§ **Set problem**
Repeat all the material exactly; pictures stay out of your copy.

§ **Dataset content**
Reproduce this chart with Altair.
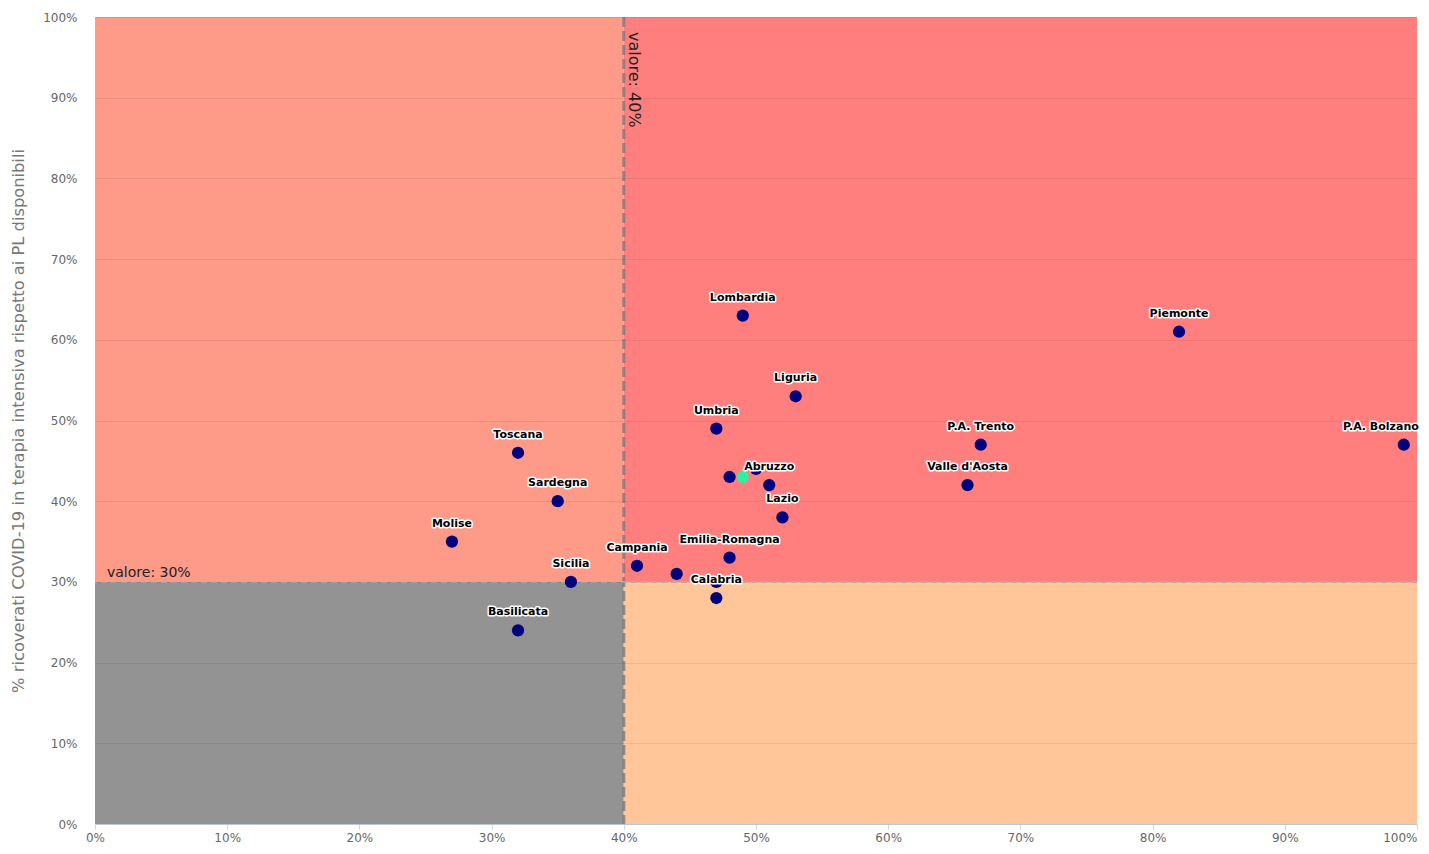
import altair as alt
import pandas as pd

# ---- data ----
regioni = ["Lombardia", "Piemonte", "Liguria", "Umbria", "Toscana", "P.A. Trento",
           "P.A. Bolzano", "Valle d'Aosta", "Abruzzo", "Lazio", "Sardegna", "Molise",
           "Sicilia", "Campania", "Emilia-Romagna", "Calabria", "Basilicata",
           "Veneto", "Marche", "Puglia", "Friuli Venezia Giulia"]
pct_area = [49, 82, 53, 47, 32, 67, 99, 66, 51, 52, 35, 27, 36, 41, 48, 47, 32, 48, 50, 44, 47]
pct_ti = [63, 61, 53, 49, 46, 47, 47, 42, 42, 38, 40, 35, 30, 32, 33, 28, 24, 43, 44, 31, 30]
etichette_visibili = ["Lombardia", "Piemonte", "Liguria", "Umbria", "Toscana", "P.A. Trento",
                      "P.A. Bolzano", "Valle d'Aosta", "Abruzzo", "Lazio", "Sardegna", "Molise",
                      "Sicilia", "Campania", "Emilia-Romagna", "Calabria", "Basilicata"]
etichette_bordo_dx = ["P.A. Bolzano"]

italia_x = [49]
italia_y = [43]

soglia_x = 40
soglia_y = 30

quad_nome = ["alto-sx", "alto-dx", "basso-sx", "basso-dx"]
quad_x0 = [0, 40, 0, 40]
quad_x1 = [40, 100, 40, 100]
quad_y0 = [30, 30, 0, 0]
quad_y1 = [100, 100, 30, 30]
quad_colori = ["#FD9A88", "#FF7F7F", "#939393", "#FFC699"]

tick_vals = [0, 10, 20, 30, 40, 50, 60, 70, 80, 90, 100]

# ---- tables ----
df = pd.DataFrame({
    "regione": regioni,
    "x": pct_area,
    "y": pct_ti,
})
df["label_c"] = [r if (r in etichette_visibili and r not in etichette_bordo_dx) else "" for r in regioni]
df["label_r"] = [r if r in etichette_bordo_dx else "" for r in regioni]
df_it = pd.DataFrame({"x": italia_x, "y": italia_y})
df_q = pd.DataFrame({"q": quad_nome, "x0": quad_x0, "x1": quad_x1, "y0": quad_y0, "y1": quad_y1})

xscale = alt.Scale(domain=[0, 100], nice=False, zero=False)
yscale = alt.Scale(domain=[0, 100], nice=False, zero=False)

AX_FONT = "DejaVu Sans"
AX_COLOR = "#666666"

xaxis = alt.Axis(values=tick_vals, labelExpr="datum.value + '%'", title=None, grid=False,
                 domainColor="#c9d7e8", tickColor="#c9d7e8", tickSize=5, labelPadding=3,
                 labelColor=AX_COLOR, labelFont=AX_FONT, labelFontSize=12, labelFlush=False,
                 labelAlign={"condition": {"test": "datum.value == 100", "value": "right"},
                             "value": "center"})
yaxis = alt.Axis(values=tick_vals, labelExpr="datum.value + '%'",
                 title="% ricoverati COVID-19 in terapia intensiva rispetto ai PL disponibili",
                 grid=True, gridColor="#000000", gridOpacity=0.07, domain=False, ticks=False,
                 labelPadding=18, labelColor=AX_COLOR, labelFont=AX_FONT, labelFontSize=12,
                 titleColor="#777777", titleFont=AX_FONT, titleFontSize=16.3,
                 titleFontWeight="normal", titleX=-77, titleBaseline="middle", zindex=1)

rects = alt.Chart(df_q).mark_rect().encode(
    x=alt.X("x0:Q", scale=xscale, axis=xaxis),
    x2="x1:Q",
    y=alt.Y("y0:Q", scale=yscale, axis=yaxis),
    y2="y1:Q",
    color=alt.Color("q:N", scale=alt.Scale(domain=quad_nome, range=quad_colori), legend=None),
)

vline = alt.Chart(pd.DataFrame({"x": [soglia_x]})).mark_rule(
    color="#7a7a7a", strokeWidth=3, strokeDash=[10, 4], opacity=0.8
).encode(x=alt.X("x:Q", scale=xscale))

hline = alt.Chart(pd.DataFrame({"y": [soglia_y]})).mark_rule(
    color="#b4b4b4", strokeWidth=2, strokeDash=[6, 4], opacity=0.8
).encode(y=alt.Y("y:Q", scale=yscale))

txt30 = alt.Chart(pd.DataFrame({"x": [0], "y": [soglia_y], "t": ["valore: 30%"]})).mark_text(
    align="left", baseline="bottom", dx=12, dy=-2, fontSize=14, font="DejaVu Sans", color="#222222"
).encode(x=alt.X("x:Q", scale=xscale), y=alt.Y("y:Q", scale=yscale), text="t:N")

# rotated text: dx runs along the text (downwards), dy across it
txt40 = alt.Chart(pd.DataFrame({"x": [soglia_x], "y": [100], "t": ["valore: 40%"]})).mark_text(
    align="left", baseline="bottom", angle=90, dx=15, dy=-2, fontSize=16, font="DejaVu Sans",
    color="#222222"
).encode(x=alt.X("x:Q", scale=xscale), y=alt.Y("y:Q", scale=yscale), text="t:N")

points = alt.Chart(df).mark_circle(size=150, color="#00007F", opacity=1).encode(
    x=alt.X("x:Q", scale=xscale), y=alt.Y("y:Q", scale=yscale),
    tooltip=["regione:N", "x:Q", "y:Q"],
)

italia = alt.Chart(df_it).mark_circle(size=150, color="#2EF0A0", opacity=1).encode(
    x=alt.X("x:Q", scale=xscale), y=alt.Y("y:Q", scale=yscale),
)

LBL = dict(font="DejaVu Sans", fontSize=11, fontWeight="bold", dy=-18, baseline="middle")
HALO = dict(stroke="white", strokeWidth=3, strokeJoin="round", color="white")


def label_layer(field, align, dx, halo):
    style = dict(LBL, align=align, dx=dx)
    if halo:
        style.update(HALO)
    else:
        style.update(color="#000000")
    return alt.Chart(df).mark_text(**style).encode(
        x=alt.X("x:Q", scale=xscale), y=alt.Y("y:Q", scale=yscale), text=f"{field}:N")


layers = [rects, vline, hline, txt30, txt40, points, italia,
          label_layer("label_c", "center", 0, True),
          label_layer("label_r", "right", 15, True),
          label_layer("label_c", "center", 0, False),
          label_layer("label_r", "right", 15, False)]

chart = alt.layer(*layers).properties(
    width=1322, height=807,
    autosize=alt.AutoSizeParams(type="none"),
    padding={"left": 87, "top": 9, "right": 4, "bottom": 22},
).configure_view(stroke=None)

chart.save("out.html", embed_options={"renderer": "svg", "actions": False})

§ **Answer to the exercise**
Reproduce this chart with Altair.
import altair as alt
import pandas as pd

# ---- data ----
regioni = ["Lombardia", "Piemonte", "Liguria", "Umbria", "Toscana", "P.A. Trento",
           "P.A. Bolzano", "Valle d'Aosta", "Abruzzo", "Lazio", "Sardegna", "Molise",
           "Sicilia", "Campania", "Emilia-Romagna", "Calabria", "Basilicata",
           "Veneto", "Marche", "Puglia", "Friuli Venezia Giulia"]
pct_area = [49, 82, 53, 47, 32, 67, 99, 66, 51, 52, 35, 27, 36, 41, 48, 47, 32, 48, 50, 44, 47]
pct_ti = [63, 61, 53, 49, 46, 47, 47, 42, 42, 38, 40, 35, 30, 32, 33, 28, 24, 43, 44, 31, 30]
etichette_visibili = ["Lombardia", "Piemonte", "Liguria", "Umbria", "Toscana", "P.A. Trento",
                      "P.A. Bolzano", "Valle d'Aosta", "Abruzzo", "Lazio", "Sardegna", "Molise",
                      "Sicilia", "Campania", "Emilia-Romagna", "Calabria", "Basilicata"]
etichette_bordo_dx = ["P.A. Bolzano"]

italia_x = [49]
italia_y = [43]

soglia_x = 40
soglia_y = 30

quad_nome = ["alto-sx", "alto-dx", "basso-sx", "basso-dx"]
quad_x0 = [0, 40, 0, 40]
quad_x1 = [40, 100, 40, 100]
quad_y0 = [30, 30, 0, 0]
quad_y1 = [100, 100, 30, 30]
quad_colori = ["#FD9A88", "#FF7F7F", "#939393", "#FFC699"]

tick_vals = [0, 10, 20, 30, 40, 50, 60, 70, 80, 90, 100]

# ---- tables ----
df = pd.DataFrame({
    "regione": regioni,
    "x": pct_area,
    "y": pct_ti,
})
df["label_c"] = [r if (r in etichette_visibili and r not in etichette_bordo_dx) else "" for r in regioni]
df["label_r"] = [r if r in etichette_bordo_dx else "" for r in regioni]
df_it = pd.DataFrame({"x": italia_x, "y": italia_y})
df_q = pd.DataFrame({"q": quad_nome, "x0": quad_x0, "x1": quad_x1, "y0": quad_y0, "y1": quad_y1})

xscale = alt.Scale(domain=[0, 100], nice=False, zero=False)
yscale = alt.Scale(domain=[0, 100], nice=False, zero=False)

AX_FONT = "DejaVu Sans"
AX_COLOR = "#666666"

xaxis = alt.Axis(values=tick_vals, labelExpr="datum.value + '%'", title=None, grid=False,
                 domainColor="#c9d7e8", tickColor="#c9d7e8", tickSize=5, labelPadding=3,
                 labelColor=AX_COLOR, labelFont=AX_FONT, labelFontSize=12, labelFlush=False,
                 labelAlign={"condition": {"test": "datum.value == 100", "value": "right"},
                             "value": "center"})
yaxis = alt.Axis(values=tick_vals, labelExpr="datum.value + '%'",
                 title="% ricoverati COVID-19 in terapia intensiva rispetto ai PL disponibili",
                 grid=True, gridColor="#000000", gridOpacity=0.07, domain=False, ticks=False,
                 labelPadding=18, labelColor=AX_COLOR, labelFont=AX_FONT, labelFontSize=12,
                 titleColor="#777777", titleFont=AX_FONT, titleFontSize=16.3,
                 titleFontWeight="normal", titleX=-77, titleBaseline="middle", zindex=1)

rects = alt.Chart(df_q).mark_rect().encode(
    x=alt.X("x0:Q", scale=xscale, axis=xaxis),
    x2="x1:Q",
    y=alt.Y("y0:Q", scale=yscale, axis=yaxis),
    y2="y1:Q",
    color=alt.Color("q:N", scale=alt.Scale(domain=quad_nome, range=quad_colori), legend=None),
)

vline = alt.Chart(pd.DataFrame({"x": [soglia_x]})).mark_rule(
    color="#7a7a7a", strokeWidth=3, strokeDash=[10, 4], opacity=0.8
).encode(x=alt.X("x:Q", scale=xscale))

hline = alt.Chart(pd.DataFrame({"y": [soglia_y]})).mark_rule(
    color="#b4b4b4", strokeWidth=2, strokeDash=[6, 4], opacity=0.8
).encode(y=alt.Y("y:Q", scale=yscale))

txt30 = alt.Chart(pd.DataFrame({"x": [0], "y": [soglia_y], "t": ["valore: 30%"]})).mark_text(
    align="left", baseline="bottom", dx=12, dy=-2, fontSize=14, font="DejaVu Sans", color="#222222"
).encode(x=alt.X("x:Q", scale=xscale), y=alt.Y("y:Q", scale=yscale), text="t:N")

# rotated text: dx runs along the text (downwards), dy across it
txt40 = alt.Chart(pd.DataFrame({"x": [soglia_x], "y": [100], "t": ["valore: 40%"]})).mark_text(
    align="left", baseline="bottom", angle=90, dx=15, dy=-2, fontSize=16, font="DejaVu Sans",
    color="#222222"
).encode(x=alt.X("x:Q", scale=xscale), y=alt.Y("y:Q", scale=yscale), text="t:N")

points = alt.Chart(df).mark_circle(size=150, color="#00007F", opacity=1).encode(
    x=alt.X("x:Q", scale=xscale), y=alt.Y("y:Q", scale=yscale),
    tooltip=["regione:N", "x:Q", "y:Q"],
)

italia = alt.Chart(df_it).mark_circle(size=150, color="#2EF0A0", opacity=1).encode(
    x=alt.X("x:Q", scale=xscale), y=alt.Y("y:Q", scale=yscale),
)

LBL = dict(font="DejaVu Sans", fontSize=11, fontWeight="bold", dy=-18, baseline="middle")
HALO = dict(stroke="white", strokeWidth=3, strokeJoin="round", color="white")


def label_layer(field, align, dx, halo):
    style = dict(LBL, align=align, dx=dx)
    if halo:
        style.update(HALO)
    else:
        style.update(color="#000000")
    return alt.Chart(df).mark_text(**style).encode(
        x=alt.X("x:Q", scale=xscale), y=alt.Y("y:Q", scale=yscale), text=f"{field}:N")


layers = [rects, vline, hline, txt30, txt40, points, italia,
          label_layer("label_c", "center", 0, True),
          label_layer("label_r", "right", 15, True),
          label_layer("label_c", "center", 0, False),
          label_layer("label_r", "right", 15, False)]

chart = alt.layer(*layers).properties(
    width=1322, height=807,
    autosize=alt.AutoSizeParams(type="none"),
    padding={"left": 87, "top": 9, "right": 4, "bottom": 22},
).configure_view(stroke=None)

chart.save("out.html", embed_options={"renderer": "svg", "actions": False})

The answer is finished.